13 December 2012

Namibia: High Court Reduces Overdue Judgements

THE High Court has been making some steady progress in reducing its number of overdue reserved judgements during the past year.

Court statistics released by the chief registrar of the High Court, Elsie Schickerling, indicate that the court’s judges have managed to work down their total of overdue judgements by a third from the start of this year to the end of November. From the end of 2010 to the end of November this year, the court has reduced its number of overdue judgements by about 42 percent.

Overdue judgements are judgements which have not been handed down within the time frames set by the Judicial Service Commission (JSC) when it adopted guidelines for the delivery of reserved judgements in November 2009.

The time frames vary from one week, for a ruling on a bail application, to 12 months, for a judgement to be delivered in a complex criminal trial. The time frame for the delivery of a judgement in a complex civil trial, a review application, and opposed motion proceedings involving the declaration of the unconstitutionality of legislation, common law or other conduct, is eight months.

Judgements in other opposed motion proceedings, and also on civil, criminal and labour appeals, are supposed to be delivered within six months, according to the JSC guidelines.

The statistics released by Schickerling show that litigants were still waiting for 138 overdue judgements to be delivered in the High Court’s Main Division in Windhoek by the end of December 2010.

One of these judgements dated all the way back to 2001, while five dated from 2002, five from 2003, six from 2004, four from 2005, and seven from 2006.

By the end of December 2011, the court’s overdue judgements had been reduced to 118. The remaining overdue judgements included four judgements awaited since 2002, four dating from 2003, five from 2004, two from 2005, and five from 2006.

The court has managed to work away many of its overdue judgements this year, bringing the total figure down from 118 at the start of the year to 79 by the end of November.

The remaining overdue judgements include three from 2004, two from 2005, and five from 2006.

The delivery of eight overdue judgements dating from 2007 was still awaited at the end of 2010. By the end of 2011, three overdue judgements from 2007 remained outstanding. This figure has been reduced to zero by the end of November.

By the end of November, there were still five overdue judgements from 2008, nine from 2009, 16 from 2010, and 11 from 2011 on the court’s records.

The judge with the most overdue reserved judgements is Judge Kato van Niekerk, with 53 such judgements still to be delivered by her, the court’s statistics indicate.

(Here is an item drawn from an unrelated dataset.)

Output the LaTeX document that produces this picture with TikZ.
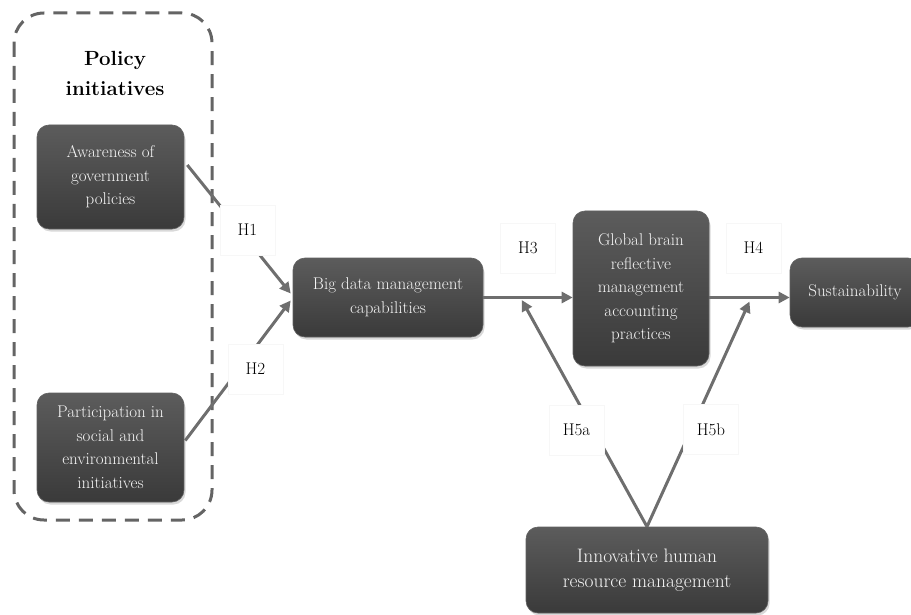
\documentclass[tikz,border=0pt]{standalone}
\usetikzlibrary{arrows.meta,calc,shadows}
\definecolor{boxTop}{HTML}{5C5C5C}
\definecolor{boxBot}{HTML}{3A3A3A}
\definecolor{linkColor}{HTML}{6E6E6E}
\definecolor{frameColor}{HTML}{646464}
\tikzset{
	box/.style={draw=gray!75!black, line width=0.6pt, rounded corners=12pt,
		top color=boxTop, bottom color=boxBot, text=white!96!black, align=center,
		font=\fontsize{17}{23.5}\selectfont, inner sep=4pt,
		drop shadow={opacity=0.3, shadow xshift=1.5pt, shadow yshift=-2.5pt}},
	hyp/.style={fill=white, draw=gray!6, minimum width=55pt, minimum height=50pt,
		font=\fontsize{17}{18}\selectfont},
	link/.style={draw=linkColor, line width=3pt, -{Triangle[length=11pt,width=11pt]}},
	policyframe/.style={draw=frameColor, line width=3pt, dash pattern=on 14pt off 9pt,
		rounded corners=30pt}
}

\begin{document}
\begin{tikzpicture}[x=1pt,y=-1pt]
	\useasboundingbox (0,0) rectangle (911,615);
	% policy group
	\draw[policyframe] (14,13) rectangle (212,520);
	\node[font=\bfseries\fontsize{20.5}{30}\selectfont, align=center] (policy) at (115,73) {Policy\\initiatives};
	
	\node[box, minimum width=147pt, minimum height=104pt] (aware) at (110.5,177) {Awareness of\\government\\policies};
	\node[box, minimum width=147pt, minimum height=109pt] (partic) at (110.5,447.5) {Participation in\\social and\\environmental\\initiatives};
	\node[box, minimum width=190pt, minimum height=79pt] (bigdata) at (388,297.5) {Big data management\\capabilities};
	\node[box, minimum width=136pt, minimum height=155pt] (global) at (641,288.5) {Global brain\\reflective\\management\\accounting\\practices};
	\node[box, minimum width=130pt, minimum height=69pt] (sustain) at (855,292.5) {Sustainability};
	\node[box, minimum width=242pt, minimum height=86pt, font=\fontsize{19.5}{25}\selectfont] (hrm) at (647,570) {Innovative human\\resource management};
	
	% paths
	\draw[link] ($(aware.east)+(3,-12)$) -- ($(bigdata.west)+(-2,-4)$);
	\draw[link] ($(partic.east)+(1,-7)$) -- ($(bigdata.west)+(-2,3)$);
	\draw[link] (bigdata.east) -- (global.west |- bigdata.east);
	\draw[link] (global.east |- bigdata.east) -- (sustain.west |- bigdata.east);
	\coordinate (h3pt) at ($(bigdata.east)!0.43!(global.west |- bigdata.east)$);
	\coordinate (h4pt) at ($(global.east |- bigdata.east)!0.5!(sustain.west |- bigdata.east)$);
	\draw[link] (hrm.north) -- ($(h3pt)+(0,2.5)$);
	\draw[link] (hrm.north) -- ($(h4pt)+(0,4)$);
	
	% hypotheses
	\node[hyp] (h1) at (247.5,230) {H1};
	\node[hyp] (h2) at (255.5,369) {H2};
	\node[hyp] (h3) at (528,248) {H3};
	\node[hyp] (h4) at (753.5,248) {H4};
	\node[hyp] (h5a) at (576.5,430) {H5a};
	\node[hyp] (h5b) at (711,429.5) {H5b};
\end{tikzpicture}
\end{document}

Judge Nate Ndauendapo had 11 overdue judgements to deliver by the end of November, while some other judges had one, two or three outstanding overdue judgements against their names.

Judges have a heavy workload, according to Schickerling, and while they have to work on reserved judgements, new cases that they also have to deal with continue to land on their desks.

The judges who were allocated the biggest number of civil and labour cases to deal with from mid-May 2011 to the end of November this year, are Judge Dave Smuts, who received 264 cases (and has no overdue judgements pending), of which 176 have been finalised, Judge Collins Parker, who received 263 cases in that period (and also has no overdue judgements pending), of which 125 have been finalised, Acting Judge Kobus Miller, who received 263 cases in that time and finalised 184 of those, Judge Van Niekerk, who had 261 new cases allocated to her and finalised 143, Judge Harald Geier, with 258 new cases allocated to him, of which 117 have been finalised, and Judge Shafimana Ueitele, who received 229 new cases to deal with, and has finalised 38.